TASK PROMPT:
Quote all of the data exactly as given. Skip every picture it contains.

DATA SECTION:
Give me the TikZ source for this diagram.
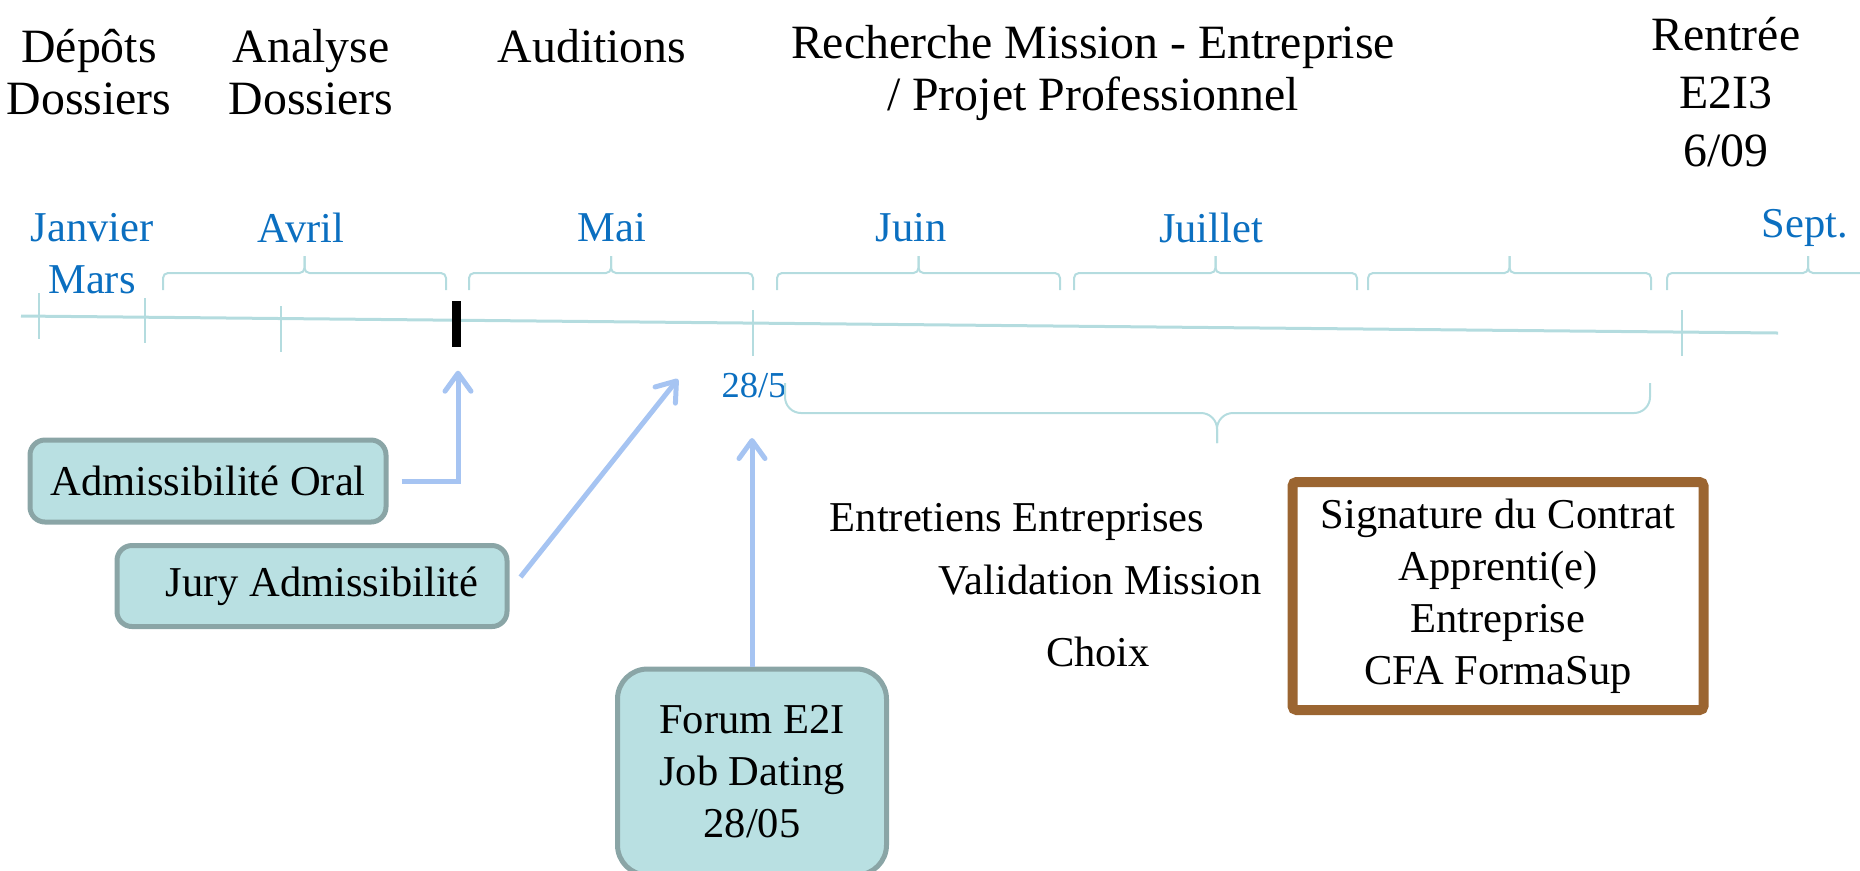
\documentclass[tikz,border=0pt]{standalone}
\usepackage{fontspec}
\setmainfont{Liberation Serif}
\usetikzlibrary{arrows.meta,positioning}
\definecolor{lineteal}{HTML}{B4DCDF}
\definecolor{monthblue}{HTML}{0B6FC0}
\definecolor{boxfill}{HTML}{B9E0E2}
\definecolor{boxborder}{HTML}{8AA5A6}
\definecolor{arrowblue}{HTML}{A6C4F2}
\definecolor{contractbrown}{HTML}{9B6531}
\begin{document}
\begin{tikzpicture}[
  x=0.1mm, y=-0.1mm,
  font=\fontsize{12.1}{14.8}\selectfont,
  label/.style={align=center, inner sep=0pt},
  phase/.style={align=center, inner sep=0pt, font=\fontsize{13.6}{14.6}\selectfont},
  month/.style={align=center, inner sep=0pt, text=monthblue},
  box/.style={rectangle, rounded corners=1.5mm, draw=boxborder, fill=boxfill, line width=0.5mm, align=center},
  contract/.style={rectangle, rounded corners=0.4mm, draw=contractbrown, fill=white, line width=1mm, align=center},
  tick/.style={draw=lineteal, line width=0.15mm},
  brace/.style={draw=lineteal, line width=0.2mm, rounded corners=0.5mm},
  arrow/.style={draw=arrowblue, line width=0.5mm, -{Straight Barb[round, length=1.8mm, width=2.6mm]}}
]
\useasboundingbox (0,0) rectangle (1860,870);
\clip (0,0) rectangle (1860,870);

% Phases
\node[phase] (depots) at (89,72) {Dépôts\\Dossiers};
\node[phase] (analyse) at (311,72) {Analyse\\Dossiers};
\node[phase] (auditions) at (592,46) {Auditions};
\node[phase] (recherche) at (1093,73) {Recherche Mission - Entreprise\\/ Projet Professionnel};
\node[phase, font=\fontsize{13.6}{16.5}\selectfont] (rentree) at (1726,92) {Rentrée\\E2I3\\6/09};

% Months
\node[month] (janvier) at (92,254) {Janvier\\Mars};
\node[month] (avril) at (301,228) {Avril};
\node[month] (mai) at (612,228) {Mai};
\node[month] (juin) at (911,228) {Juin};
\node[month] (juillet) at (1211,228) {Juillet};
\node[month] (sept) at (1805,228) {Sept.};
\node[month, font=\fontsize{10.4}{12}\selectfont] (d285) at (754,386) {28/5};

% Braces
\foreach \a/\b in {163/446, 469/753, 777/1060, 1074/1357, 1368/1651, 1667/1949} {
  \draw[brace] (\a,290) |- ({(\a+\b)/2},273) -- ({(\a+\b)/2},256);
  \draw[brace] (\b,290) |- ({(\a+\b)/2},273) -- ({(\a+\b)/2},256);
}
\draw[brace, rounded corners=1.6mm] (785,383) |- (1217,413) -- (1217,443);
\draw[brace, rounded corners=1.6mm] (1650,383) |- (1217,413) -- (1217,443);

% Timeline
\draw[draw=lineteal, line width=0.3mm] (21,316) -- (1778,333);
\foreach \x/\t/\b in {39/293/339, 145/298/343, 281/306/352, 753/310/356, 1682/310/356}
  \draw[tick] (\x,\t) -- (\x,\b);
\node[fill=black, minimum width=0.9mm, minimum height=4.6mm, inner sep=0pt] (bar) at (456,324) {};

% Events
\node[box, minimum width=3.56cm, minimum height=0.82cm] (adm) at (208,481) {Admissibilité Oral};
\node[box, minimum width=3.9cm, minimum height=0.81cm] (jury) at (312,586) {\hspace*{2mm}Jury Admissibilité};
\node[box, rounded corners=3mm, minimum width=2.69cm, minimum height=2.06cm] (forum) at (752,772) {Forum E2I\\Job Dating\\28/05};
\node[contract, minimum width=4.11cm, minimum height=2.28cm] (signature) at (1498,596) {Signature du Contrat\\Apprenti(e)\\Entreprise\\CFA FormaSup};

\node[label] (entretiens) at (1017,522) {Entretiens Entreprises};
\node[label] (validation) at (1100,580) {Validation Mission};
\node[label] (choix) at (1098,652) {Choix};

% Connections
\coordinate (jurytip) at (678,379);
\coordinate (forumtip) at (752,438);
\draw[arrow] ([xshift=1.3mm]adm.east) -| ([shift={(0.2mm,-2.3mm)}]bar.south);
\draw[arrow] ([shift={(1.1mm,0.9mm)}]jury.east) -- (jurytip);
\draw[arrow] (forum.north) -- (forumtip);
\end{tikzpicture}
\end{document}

REPLY:
Give me the TikZ source for this diagram.
\documentclass[tikz,border=0pt]{standalone}
\usepackage{fontspec}
\setmainfont{Liberation Serif}
\usetikzlibrary{arrows.meta,positioning}
\definecolor{lineteal}{HTML}{B4DCDF}
\definecolor{monthblue}{HTML}{0B6FC0}
\definecolor{boxfill}{HTML}{B9E0E2}
\definecolor{boxborder}{HTML}{8AA5A6}
\definecolor{arrowblue}{HTML}{A6C4F2}
\definecolor{contractbrown}{HTML}{9B6531}
\begin{document}
\begin{tikzpicture}[
  x=0.1mm, y=-0.1mm,
  font=\fontsize{12.1}{14.8}\selectfont,
  label/.style={align=center, inner sep=0pt},
  phase/.style={align=center, inner sep=0pt, font=\fontsize{13.6}{14.6}\selectfont},
  month/.style={align=center, inner sep=0pt, text=monthblue},
  box/.style={rectangle, rounded corners=1.5mm, draw=boxborder, fill=boxfill, line width=0.5mm, align=center},
  contract/.style={rectangle, rounded corners=0.4mm, draw=contractbrown, fill=white, line width=1mm, align=center},
  tick/.style={draw=lineteal, line width=0.15mm},
  brace/.style={draw=lineteal, line width=0.2mm, rounded corners=0.5mm},
  arrow/.style={draw=arrowblue, line width=0.5mm, -{Straight Barb[round, length=1.8mm, width=2.6mm]}}
]
\useasboundingbox (0,0) rectangle (1860,870);
\clip (0,0) rectangle (1860,870);

% Phases
\node[phase] (depots) at (89,72) {Dépôts\\Dossiers};
\node[phase] (analyse) at (311,72) {Analyse\\Dossiers};
\node[phase] (auditions) at (592,46) {Auditions};
\node[phase] (recherche) at (1093,73) {Recherche Mission - Entreprise\\/ Projet Professionnel};
\node[phase, font=\fontsize{13.6}{16.5}\selectfont] (rentree) at (1726,92) {Rentrée\\E2I3\\6/09};

% Months
\node[month] (janvier) at (92,254) {Janvier\\Mars};
\node[month] (avril) at (301,228) {Avril};
\node[month] (mai) at (612,228) {Mai};
\node[month] (juin) at (911,228) {Juin};
\node[month] (juillet) at (1211,228) {Juillet};
\node[month] (sept) at (1805,228) {Sept.};
\node[month, font=\fontsize{10.4}{12}\selectfont] (d285) at (754,386) {28/5};

% Braces
\foreach \a/\b in {163/446, 469/753, 777/1060, 1074/1357, 1368/1651, 1667/1949} {
  \draw[brace] (\a,290) |- ({(\a+\b)/2},273) -- ({(\a+\b)/2},256);
  \draw[brace] (\b,290) |- ({(\a+\b)/2},273) -- ({(\a+\b)/2},256);
}
\draw[brace, rounded corners=1.6mm] (785,383) |- (1217,413) -- (1217,443);
\draw[brace, rounded corners=1.6mm] (1650,383) |- (1217,413) -- (1217,443);

% Timeline
\draw[draw=lineteal, line width=0.3mm] (21,316) -- (1778,333);
\foreach \x/\t/\b in {39/293/339, 145/298/343, 281/306/352, 753/310/356, 1682/310/356}
  \draw[tick] (\x,\t) -- (\x,\b);
\node[fill=black, minimum width=0.9mm, minimum height=4.6mm, inner sep=0pt] (bar) at (456,324) {};

% Events
\node[box, minimum width=3.56cm, minimum height=0.82cm] (adm) at (208,481) {Admissibilité Oral};
\node[box, minimum width=3.9cm, minimum height=0.81cm] (jury) at (312,586) {\hspace*{2mm}Jury Admissibilité};
\node[box, rounded corners=3mm, minimum width=2.69cm, minimum height=2.06cm] (forum) at (752,772) {Forum E2I\\Job Dating\\28/05};
\node[contract, minimum width=4.11cm, minimum height=2.28cm] (signature) at (1498,596) {Signature du Contrat\\Apprenti(e)\\Entreprise\\CFA FormaSup};

\node[label] (entretiens) at (1017,522) {Entretiens Entreprises};
\node[label] (validation) at (1100,580) {Validation Mission};
\node[label] (choix) at (1098,652) {Choix};

% Connections
\coordinate (jurytip) at (678,379);
\coordinate (forumtip) at (752,438);
\draw[arrow] ([xshift=1.3mm]adm.east) -| ([shift={(0.2mm,-2.3mm)}]bar.south);
\draw[arrow] ([shift={(1.1mm,0.9mm)}]jury.east) -- (jurytip);
\draw[arrow] (forum.north) -- (forumtip);
\end{tikzpicture}
\end{document}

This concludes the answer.